Qualifying For A Mortgage
One of the most anxiety-inducing parts of buying a new home is seeing if you qualify for a mortgage. To some, it may seem like a gamble, with no way of predicting if you'll qualify or not. However, it's a very specific equation to not only help the lender decide if you're a reliable risk, but also to make sure that you won't be overextending yourself in order to afford your new home.
But what is this equation? How do you know if you make enough to afford the new home of your dreams?
Previously, it was a good tip that a borrower could afford three times their gross annual income on a home loan. That would mean, if you made $40,000 per year, you could afford a $120,000 mortgage.
However, it's wiser to take a much deeper look into what mortgage amount would fit your lifestyle. Take the time to look into your individual budget and figure out how much money you have to spare. Decide what a monthly payment on a new you would be comfortable with. You’ll need to figure in taxes, maintenance, insurance and any other expenses that come along with owning a new home. If you are just starting the process of looking into cost and mortgage qualifications, you may want to explore the Guaranteed Rate mortgage calculator.
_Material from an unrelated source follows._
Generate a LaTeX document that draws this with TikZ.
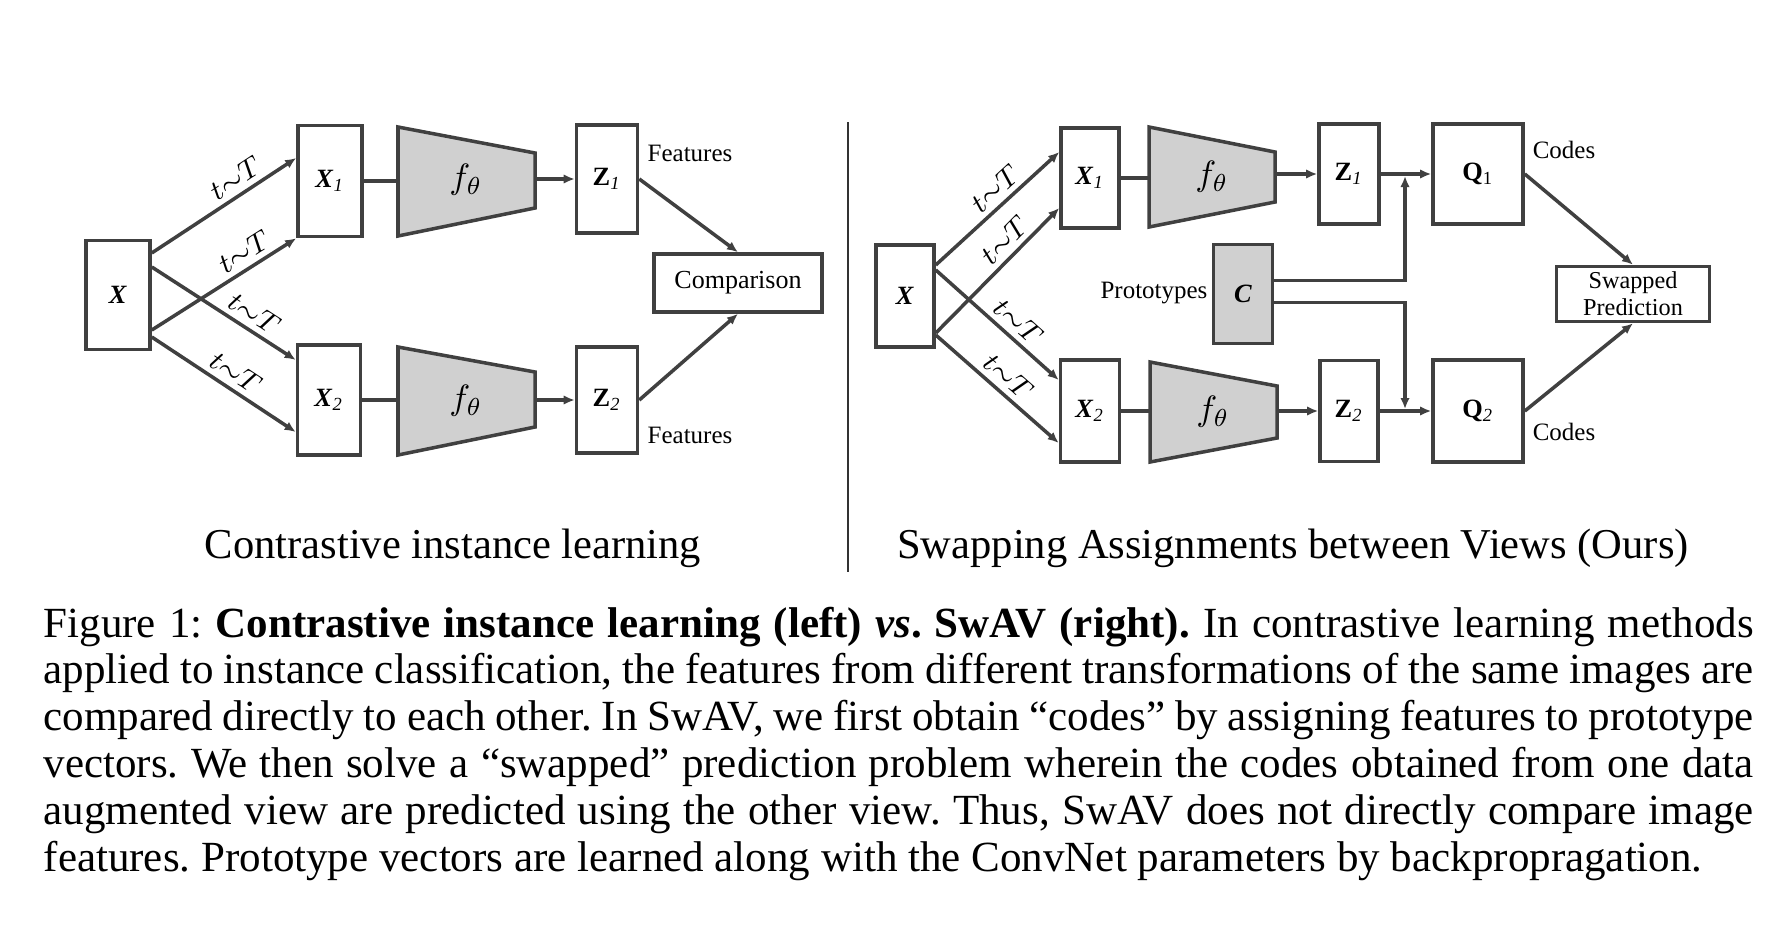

Generally, lenders want borrowers to have monthly payments around 28-44% of a borrower's monthly income, but with a total monthly debt that doesn't exceed 35% of that income.
To determine if you qualify for a mortgage, lenders look at two main factors:
Total Monthly Housing Costs Compared to Total Monthly Income
Through this process, a lender will take the total gross amount you receive per month and multiply it by .28 to determine what the total housing costs are going to be for you.
For example, say you make the $40,000 annually we previously mentioned, and you only want your max payment to be 28% of that. Your lender would take 40,000 and multiply it by 0.28 to get 11,200. Then they would divide this number by 12 months and your max monthly payment should be $933.33. A balanced housing cost to income ratio is one of the most important mortgage qualification factors.
Debt To Income
To figure out your debt, the lender takes all of your monthly payments―extending beyond 11 months into the future―then multiplies that number by .35. This includes installment loans, car loans, credit card payments and more. The total calculated should not be exceeded by the total monthly debt for you to qualify for a mortgage.
For this, your lender would take your annual earnings of $40,000 and multiple it by 0.35 to get 14,000. Divide 14,000 by 12 months and your monthly debt―including your new mortgage payments―shouldn't exceed $1,200.